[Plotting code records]
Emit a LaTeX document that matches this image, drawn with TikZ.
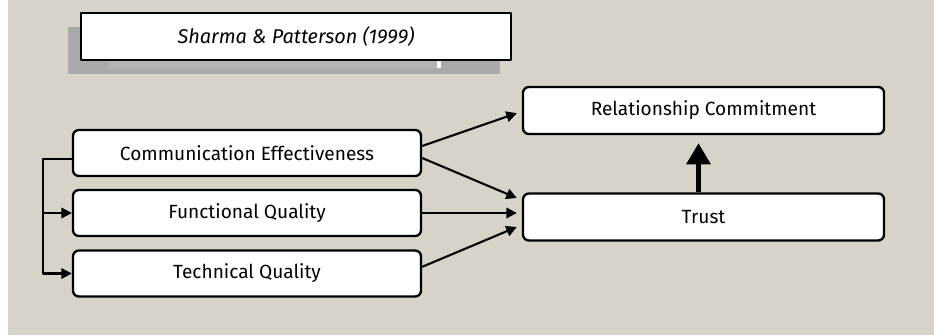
\documentclass[tikz,border=0pt]{standalone}
\usepackage{fontspec}
\setmainfont{Fira Sans}
\usetikzlibrary{arrows.meta}
\definecolor{paper}{HTML}{D7D3C9}
\definecolor{shadowgray}{HTML}{A9A9A9}
\definecolor{ghostgray}{HTML}{B4B3B1}
\tikzset{
  box/.style={draw, line width=2pt, fill=white, rounded corners=5pt, inner sep=0pt,
    minimum width=10.44cm, minimum height=1.38cm},
  bigbox/.style={box, minimum width=10.83cm, minimum height=1.41cm},
  link/.style={->, line width=1.8pt}
}
\begin{document}
\begin{tikzpicture}[x=0.03cm, y=-0.03cm, line join=round, >={Triangle[length=9pt,width=9pt]},
    font=\fontsize{16.3}{19}\selectfont]
  \useasboundingbox (0,0) rectangle (934,335);
  \fill[paper] (8,0) rectangle (934,335);
  % source box with its shadow
  \fill[shadowgray] (68,27) rectangle (500,74);
  \fill[ghostgray] (108,55) rectangle (437,69);
  \fill[white] (437,60) rectangle (441,68);
  \node[box, rounded corners=0pt, minimum width=12.9cm, minimum height=1.41cm,
    font=\fontsize{17}{20}\selectfont\itshape] (src) at (296,36.5) {Sharma \& Patterson (1999)};
  % antecedents
  \node[box] (ce) at (247,153) {Communication Effectiveness};
  \node[box] (fq) at (247,213) {Functional Quality};
  \node[box] (tq) at (247,273.5) {Technical Quality};
  % outcomes
  \node[bigbox] (rc) at (703.5,110.5) {Relationship Commitment};
  \node[bigbox] (tr) at (703.5,217) {Trust};
  % fork on the left
  \coordinate (fork) at (43,159);
  \draw[link] ([yshift=-0.18cm]ce.west) -- (fork) |- (tq.west);
  \draw[link] (fork |- fq.west) -- (fq.west);
  % arrows to the right
  \draw[link] ([yshift=0.21cm]ce.east) -- ([xshift=-0.15cm,yshift=-0.08cm]rc.west);
  \draw[link] ([yshift=-0.15cm]ce.east) -- ([xshift=-0.15cm,yshift=0.57cm]tr.west);
  \draw[link] (fq.east) -- ([xshift=-0.15cm]tr.west |- fq.east);
  \draw[link] ([yshift=0.2cm]tq.east) -- ([xshift=-0.15cm,yshift=-0.3cm]tr.west);
  \draw[-{Triangle[length=18pt,width=20pt]}, line width=4pt]
    ([xshift=-0.15cm]tr.north) -- ([xshift=-0.15cm,yshift=-0.24cm]rc.south);
\end{tikzpicture}
\end{document}
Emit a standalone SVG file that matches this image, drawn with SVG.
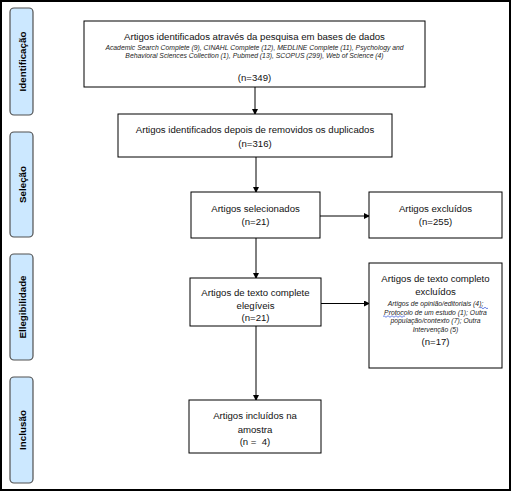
<svg xmlns="http://www.w3.org/2000/svg" width="512" height="492" viewBox="0 0 512 492">
<defs>
<marker id="ah" markerWidth="6" markerHeight="6" refX="5" refY="3" orient="auto" markerUnits="userSpaceOnUse">
<path d="M0,0 L6,3 L0,6 Z" fill="#000"/>
</marker>
<style>
.box{fill:#fff;stroke:#000;stroke-width:1}
.phase{fill:#cce8ff;stroke:#505050;stroke-width:1.2}
.t{font-family:"Liberation Sans",Arial,sans-serif;font-size:9.6px;fill:#111;text-anchor:middle}
.s{font-family:"Liberation Sans",Arial,sans-serif;font-size:6.8px;font-style:italic;fill:#222;text-anchor:middle}
.p{font-family:"Liberation Sans",Arial,sans-serif;font-size:9.8px;font-weight:bold;fill:#000;text-anchor:middle}
.c{stroke:#000;stroke-width:1;fill:none;marker-end:url(#ah)}
</style>
</defs>
<rect x="0" y="0" width="512" height="492" fill="#fff"/>
<rect x="1" y="1" width="509" height="489" fill="none" stroke="#000" stroke-width="2"/>
<g id="phase-identificacao"><rect class="phase" x="10" y="8" width="23" height="107" rx="4"/><text class="p" transform="translate(25.5,61.5) rotate(-90)">Identificação</text></g>
<g id="phase-selecao"><rect class="phase" x="10" y="132" width="23" height="105" rx="4"/><text class="p" transform="translate(25.5,184.5) rotate(-90)">Seleção</text></g>
<g id="phase-elegibilidade"><rect class="phase" x="10" y="254" width="23" height="106" rx="4"/><text class="p" transform="translate(25.5,307) rotate(-90)">Ellegibilidade</text></g>
<g id="phase-inclusao"><rect class="phase" x="10" y="377" width="23" height="106" rx="4"/><text class="p" transform="translate(25.5,430) rotate(-90)">Inclusão</text></g>
<g id="connectors">
<line class="c" x1="255" y1="87" x2="255" y2="114"/>
<line class="c" x1="256" y1="157" x2="256" y2="192"/>
<line class="c" x1="320" y1="216" x2="369" y2="216"/>
<line class="c" x1="256" y1="238" x2="256" y2="278"/>
<line class="c" x1="320" y1="303.5" x2="369" y2="303.5"/>
<line class="c" x1="256" y1="326" x2="256" y2="400"/>
</g>
<g id="n-identificados"><rect class="box" x="84" y="21" width="341" height="66"/>
<text class="t" x="254.5" y="40">Artigos identificados através da pesquisa em bases de dados</text>
<text class="s" x="254.5" y="49.5">Academic Search Complete (9), CINAHL Complete (12), MEDLINE Complete (11), Psychology and</text>
<text class="s" x="254.5" y="57.5">Behavioral Sciences Collection (1), Pubmed (13), SCOPUS (299), Web of Science (4)</text>
<text class="t" x="254.5" y="81">(n=349)</text></g>
<g id="n-duplicados"><rect class="box" x="118" y="114" width="274" height="43"/>
<text class="t" x="255" y="133">Artigos identificados depois de removidos os duplicados</text>
<text class="t" x="255" y="147">(n=316)</text></g>
<g id="n-selecionados"><rect class="box" x="191" y="192" width="129" height="46"/>
<text class="t" x="255.5" y="212">Artigos selecionados</text>
<text class="t" x="255.5" y="225">(n=21)</text></g>
<g id="n-excluidos"><rect class="box" x="369" y="192" width="133" height="46"/>
<text class="t" x="435.5" y="212">Artigos excluídos</text>
<text class="t" x="435.5" y="225">(n=255)</text></g>
<g id="n-elegiveis"><rect class="box" x="190" y="278" width="131" height="48"/>
<text class="t" x="255.5" y="296">Artigos de texto complete</text>
<text class="t" x="255.5" y="308.5">elegíveis</text>
<text class="t" x="255.5" y="321">(n=21)</text></g>
<g id="n-texto-excluidos"><rect class="box" x="369" y="263" width="133" height="105"/>
<text class="t" x="435.5" y="282">Artigos de texto completo</text>
<text class="t" x="435.5" y="295">excluídos</text>
<text class="s" x="435.5" y="306">Artigos de opinião/editoriais (4);</text>
<text class="s" x="435.5" y="314.5">Protocolo de um estudo (1); Outra</text>
<text class="s" x="435.5" y="323">população/contexto (7); Outra</text>
<text class="s" x="435.5" y="332">Intervenção (5)</text>
<path d="M480,308 q1,-1.5 2,0 t2,0 t2,0 t2,0 M383,316.5 q1,-1.5 2,0 t2,0 t2,0 t2,0 t2,0 t2,0 t2,0 t2,0 t2,0 t2,0 t2,0" fill="none" stroke="#2b4fd8" stroke-width="0.7"/>
<text class="t" x="435.5" y="345">(n=17)</text></g>
<g id="n-incluidos"><rect class="box" x="189" y="400" width="132" height="53"/>
<text class="t" x="255" y="419">Artigos incluídos na</text>
<text class="t" x="255" y="432.5">amostra</text>
<text class="t" x="255" y="445" xml:space="preserve">(n =  4)</text></g>
</svg>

▸ Exercise instructions:
Restate the records above in full, word for word. Keep pictures out.

▸ Finished answer:
Emit a LaTeX document that matches this image, drawn with TikZ.
\documentclass[tikz,border=0pt]{standalone}
\usepackage{fontspec}
\setmainfont{Fira Sans}
\usetikzlibrary{arrows.meta}
\definecolor{paper}{HTML}{D7D3C9}
\definecolor{shadowgray}{HTML}{A9A9A9}
\definecolor{ghostgray}{HTML}{B4B3B1}
\tikzset{
  box/.style={draw, line width=2pt, fill=white, rounded corners=5pt, inner sep=0pt,
    minimum width=10.44cm, minimum height=1.38cm},
  bigbox/.style={box, minimum width=10.83cm, minimum height=1.41cm},
  link/.style={->, line width=1.8pt}
}
\begin{document}
\begin{tikzpicture}[x=0.03cm, y=-0.03cm, line join=round, >={Triangle[length=9pt,width=9pt]},
    font=\fontsize{16.3}{19}\selectfont]
  \useasboundingbox (0,0) rectangle (934,335);
  \fill[paper] (8,0) rectangle (934,335);
  % source box with its shadow
  \fill[shadowgray] (68,27) rectangle (500,74);
  \fill[ghostgray] (108,55) rectangle (437,69);
  \fill[white] (437,60) rectangle (441,68);
  \node[box, rounded corners=0pt, minimum width=12.9cm, minimum height=1.41cm,
    font=\fontsize{17}{20}\selectfont\itshape] (src) at (296,36.5) {Sharma \& Patterson (1999)};
  % antecedents
  \node[box] (ce) at (247,153) {Communication Effectiveness};
  \node[box] (fq) at (247,213) {Functional Quality};
  \node[box] (tq) at (247,273.5) {Technical Quality};
  % outcomes
  \node[bigbox] (rc) at (703.5,110.5) {Relationship Commitment};
  \node[bigbox] (tr) at (703.5,217) {Trust};
  % fork on the left
  \coordinate (fork) at (43,159);
  \draw[link] ([yshift=-0.18cm]ce.west) -- (fork) |- (tq.west);
  \draw[link] (fork |- fq.west) -- (fq.west);
  % arrows to the right
  \draw[link] ([yshift=0.21cm]ce.east) -- ([xshift=-0.15cm,yshift=-0.08cm]rc.west);
  \draw[link] ([yshift=-0.15cm]ce.east) -- ([xshift=-0.15cm,yshift=0.57cm]tr.west);
  \draw[link] (fq.east) -- ([xshift=-0.15cm]tr.west |- fq.east);
  \draw[link] ([yshift=0.2cm]tq.east) -- ([xshift=-0.15cm,yshift=-0.3cm]tr.west);
  \draw[-{Triangle[length=18pt,width=20pt]}, line width=4pt]
    ([xshift=-0.15cm]tr.north) -- ([xshift=-0.15cm,yshift=-0.24cm]rc.south);
\end{tikzpicture}
\end{document}
Emit a standalone SVG file that matches this image, drawn with SVG.
<svg xmlns="http://www.w3.org/2000/svg" width="512" height="492" viewBox="0 0 512 492">
<defs>
<marker id="ah" markerWidth="6" markerHeight="6" refX="5" refY="3" orient="auto" markerUnits="userSpaceOnUse">
<path d="M0,0 L6,3 L0,6 Z" fill="#000"/>
</marker>
<style>
.box{fill:#fff;stroke:#000;stroke-width:1}
.phase{fill:#cce8ff;stroke:#505050;stroke-width:1.2}
.t{font-family:"Liberation Sans",Arial,sans-serif;font-size:9.6px;fill:#111;text-anchor:middle}
.s{font-family:"Liberation Sans",Arial,sans-serif;font-size:6.8px;font-style:italic;fill:#222;text-anchor:middle}
.p{font-family:"Liberation Sans",Arial,sans-serif;font-size:9.8px;font-weight:bold;fill:#000;text-anchor:middle}
.c{stroke:#000;stroke-width:1;fill:none;marker-end:url(#ah)}
</style>
</defs>
<rect x="0" y="0" width="512" height="492" fill="#fff"/>
<rect x="1" y="1" width="509" height="489" fill="none" stroke="#000" stroke-width="2"/>
<g id="phase-identificacao"><rect class="phase" x="10" y="8" width="23" height="107" rx="4"/><text class="p" transform="translate(25.5,61.5) rotate(-90)">Identificação</text></g>
<g id="phase-selecao"><rect class="phase" x="10" y="132" width="23" height="105" rx="4"/><text class="p" transform="translate(25.5,184.5) rotate(-90)">Seleção</text></g>
<g id="phase-elegibilidade"><rect class="phase" x="10" y="254" width="23" height="106" rx="4"/><text class="p" transform="translate(25.5,307) rotate(-90)">Ellegibilidade</text></g>
<g id="phase-inclusao"><rect class="phase" x="10" y="377" width="23" height="106" rx="4"/><text class="p" transform="translate(25.5,430) rotate(-90)">Inclusão</text></g>
<g id="connectors">
<line class="c" x1="255" y1="87" x2="255" y2="114"/>
<line class="c" x1="256" y1="157" x2="256" y2="192"/>
<line class="c" x1="320" y1="216" x2="369" y2="216"/>
<line class="c" x1="256" y1="238" x2="256" y2="278"/>
<line class="c" x1="320" y1="303.5" x2="369" y2="303.5"/>
<line class="c" x1="256" y1="326" x2="256" y2="400"/>
</g>
<g id="n-identificados"><rect class="box" x="84" y="21" width="341" height="66"/>
<text class="t" x="254.5" y="40">Artigos identificados através da pesquisa em bases de dados</text>
<text class="s" x="254.5" y="49.5">Academic Search Complete (9), CINAHL Complete (12), MEDLINE Complete (11), Psychology and</text>
<text class="s" x="254.5" y="57.5">Behavioral Sciences Collection (1), Pubmed (13), SCOPUS (299), Web of Science (4)</text>
<text class="t" x="254.5" y="81">(n=349)</text></g>
<g id="n-duplicados"><rect class="box" x="118" y="114" width="274" height="43"/>
<text class="t" x="255" y="133">Artigos identificados depois de removidos os duplicados</text>
<text class="t" x="255" y="147">(n=316)</text></g>
<g id="n-selecionados"><rect class="box" x="191" y="192" width="129" height="46"/>
<text class="t" x="255.5" y="212">Artigos selecionados</text>
<text class="t" x="255.5" y="225">(n=21)</text></g>
<g id="n-excluidos"><rect class="box" x="369" y="192" width="133" height="46"/>
<text class="t" x="435.5" y="212">Artigos excluídos</text>
<text class="t" x="435.5" y="225">(n=255)</text></g>
<g id="n-elegiveis"><rect class="box" x="190" y="278" width="131" height="48"/>
<text class="t" x="255.5" y="296">Artigos de texto complete</text>
<text class="t" x="255.5" y="308.5">elegíveis</text>
<text class="t" x="255.5" y="321">(n=21)</text></g>
<g id="n-texto-excluidos"><rect class="box" x="369" y="263" width="133" height="105"/>
<text class="t" x="435.5" y="282">Artigos de texto completo</text>
<text class="t" x="435.5" y="295">excluídos</text>
<text class="s" x="435.5" y="306">Artigos de opinião/editoriais (4);</text>
<text class="s" x="435.5" y="314.5">Protocolo de um estudo (1); Outra</text>
<text class="s" x="435.5" y="323">população/contexto (7); Outra</text>
<text class="s" x="435.5" y="332">Intervenção (5)</text>
<path d="M480,308 q1,-1.5 2,0 t2,0 t2,0 t2,0 M383,316.5 q1,-1.5 2,0 t2,0 t2,0 t2,0 t2,0 t2,0 t2,0 t2,0 t2,0 t2,0 t2,0" fill="none" stroke="#2b4fd8" stroke-width="0.7"/>
<text class="t" x="435.5" y="345">(n=17)</text></g>
<g id="n-incluidos"><rect class="box" x="189" y="400" width="132" height="53"/>
<text class="t" x="255" y="419">Artigos incluídos na</text>
<text class="t" x="255" y="432.5">amostra</text>
<text class="t" x="255" y="445" xml:space="preserve">(n =  4)</text></g>
</svg>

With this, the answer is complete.